------ DATA BLOCK ------
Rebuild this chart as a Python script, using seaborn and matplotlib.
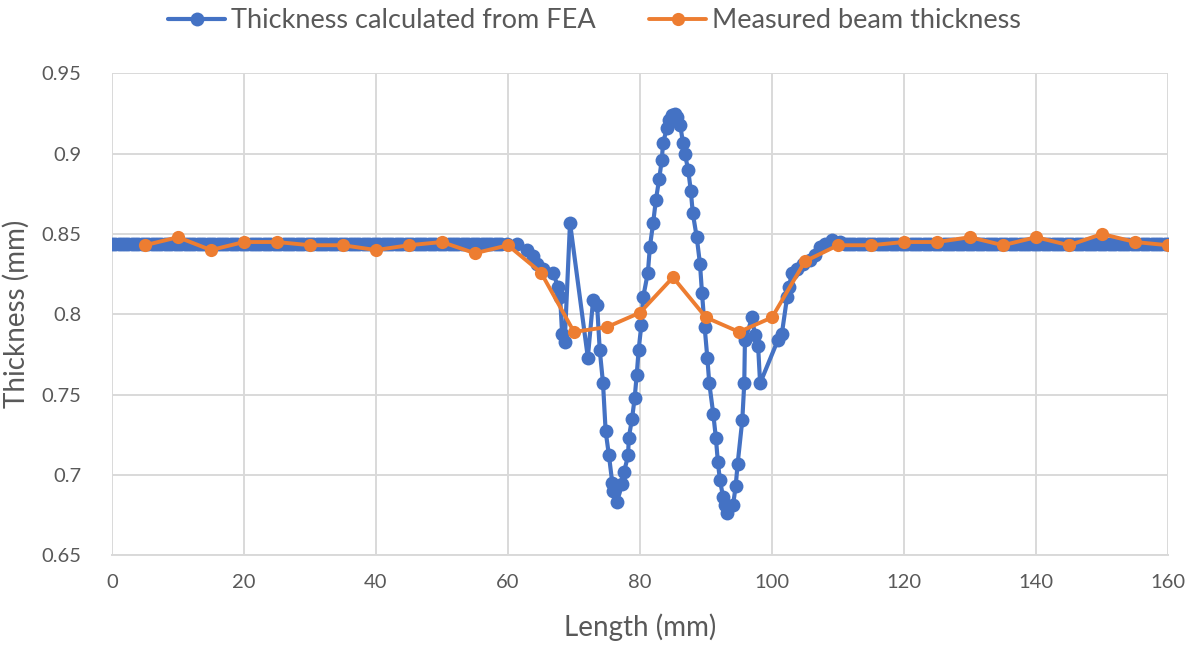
import numpy as np
import pandas as pd
import matplotlib
matplotlib.use("Agg")
import matplotlib.pyplot as plt
import seaborn as sns

# Thickness along the beam from the FEA model (mm); flat ends sampled every 0.5 mm
fea_flat_level = 0.844
fea_left_x = [i / 2 for i in range(0, 119)]
fea_mid_x = [59.8, 61.4, 62.9, 63.8, 64.4, 65.3, 66.8, 67.6, 67.9, 68.2, 68.6,
             69.4, 72.1, 72.9, 73.5, 73.9, 74.4, 74.8, 75.3, 75.8, 75.9, 76.5,
             77.3, 77.6, 78.2, 78.3, 78.8, 79.2, 79.5, 79.8, 80.2, 80.5, 81.2,
             81.5, 82.0, 82.4, 82.9, 83.3, 83.5, 84.1, 84.4, 84.8, 85.3, 85.6,
             86.1, 86.5, 86.8, 87.3, 87.7, 88.0, 88.6, 89.1, 89.4, 89.8, 90.2,
             90.5, 91.1, 91.5, 91.8, 92.1, 92.6, 92.9, 93.2, 94.1, 94.5, 94.8,
             95.5, 95.8, 95.9, 97.0, 97.4, 97.9, 98.2, 100.9, 101.5, 102.3,
             102.6, 103.0, 103.8, 104.7, 105.8, 106.5, 107.3, 108.0, 109.1,
             110.3]
fea_mid_y = [0.844, 0.844, 0.840, 0.836, 0.831, 0.828, 0.826, 0.817, 0.811,
             0.788, 0.783, 0.857, 0.773, 0.809, 0.806, 0.778, 0.757, 0.727,
             0.712, 0.695, 0.690, 0.683, 0.694, 0.702, 0.712, 0.723, 0.735,
             0.748, 0.762, 0.778, 0.793, 0.811, 0.826, 0.842, 0.857, 0.871,
             0.884, 0.896, 0.907, 0.916, 0.921, 0.924, 0.925, 0.923, 0.918,
             0.907, 0.900, 0.890, 0.877, 0.863, 0.848, 0.831, 0.813, 0.792,
             0.773, 0.757, 0.738, 0.723, 0.708, 0.697, 0.686, 0.681, 0.676,
             0.681, 0.693, 0.707, 0.734, 0.757, 0.784, 0.798, 0.787, 0.780,
             0.757, 0.784, 0.788, 0.811, 0.817, 0.826, 0.828, 0.831, 0.834,
             0.837, 0.842, 0.844, 0.846, 0.845]
fea_right_x = [i / 2 for i in range(222, 321)]

fea_x = fea_left_x + fea_mid_x + fea_right_x
fea_y = ([fea_flat_level] * len(fea_left_x) + fea_mid_y
         + [fea_flat_level] * len(fea_right_x))

# Measured beam thickness every 5 mm (mm)
meas_x = [5, 10, 15, 20, 25, 30, 35, 40, 45, 50, 55, 60, 65, 70, 75, 80,
          85, 90, 95, 100, 105, 110, 115, 120, 125, 130, 135, 140, 145, 150,
          155, 160]
meas_y = [0.843, 0.848, 0.840, 0.845, 0.845, 0.843, 0.843, 0.840, 0.843,
          0.845, 0.838, 0.843, 0.826, 0.789, 0.792, 0.801, 0.823, 0.798,
          0.789, 0.798, 0.833, 0.843, 0.843, 0.845, 0.845, 0.848, 0.843,
          0.848, 0.843, 0.850, 0.845, 0.843]

x_ticks = [0, 20, 40, 60, 80, 100, 120, 140, 160]
y_ticks = [0.65, 0.7, 0.75, 0.8, 0.85, 0.9, 0.95]
y_tick_labels = ["0.65", "0.7", "0.75", "0.8", "0.85", "0.9", "0.95"]

BLUE = "#4472C4"
ORANGE = "#ED7D31"
GRID = "#D9D9D9"
TEXT = "#595959"

sns.set_theme(style="white")
plt.rcParams["font.family"] = ["Lato", "DejaVu Sans"]

fea_df = pd.DataFrame({"length": fea_x, "thickness": fea_y})
meas_df = pd.DataFrame({"length": meas_x, "thickness": meas_y})

fig = plt.figure(figsize=(11.96, 6.48), dpi=100)
ax = fig.add_axes([0.0936, 0.1435, 0.8830, 0.7431])

sns.lineplot(data=fea_df, x="length", y="thickness", sort=False, ax=ax,
             color=BLUE, linewidth=3.0, marker="o", markersize=10,
             markeredgewidth=0, label="Thickness calculated from FEA",
             zorder=3)
sns.lineplot(data=meas_df, x="length", y="thickness", sort=False, ax=ax,
             color=ORANGE, linewidth=2.8, marker="o", markersize=9.5,
             markeredgewidth=0, label="Measured beam thickness", zorder=4)

ax.set_xlim(0, 160)
ax.set_ylim(0.65, 0.95)
ax.set_xticks(x_ticks)
ax.set_yticks(y_ticks)
ax.set_yticklabels(y_tick_labels)
ax.grid(True, color=GRID, linewidth=1.4)
ax.set_axisbelow(True)
for side in ["top", "right", "left"]:
    ax.spines[side].set_visible(False)
ax.spines["bottom"].set_color(GRID)
ax.spines["bottom"].set_linewidth(1.4)
ax.tick_params(axis="y", length=0, labelsize=14.5, colors=TEXT, pad=22)
ax.tick_params(axis="x", length=0, labelsize=14.5, colors=TEXT, pad=14)

ax.set_xlabel("Length (mm)", fontsize=20, color=TEXT, labelpad=16)
ax.set_ylabel("Thickness (mm)", fontsize=20, color=TEXT)
ax.yaxis.set_label_coords(-0.078, 0.5)

ax.get_legend().remove()
handles, labels = ax.get_legend_handles_labels()
fig.legend(handles, labels, loc="upper center", bbox_to_anchor=(0.497, 1.025),
           ncol=2, frameon=False, fontsize=19.5, labelcolor=TEXT,
           handlelength=2.1, columnspacing=2.0, handletextpad=0.2)

fig.savefig("out.png", dpi=100)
------
## THE REQUEST
Check each line above for the string "seaborn" and show the ones that have it.

## OUTPUT OF THE EXERCISE
Rebuild this chart as a Python script, using seaborn and matplotlib.
import seaborn as sns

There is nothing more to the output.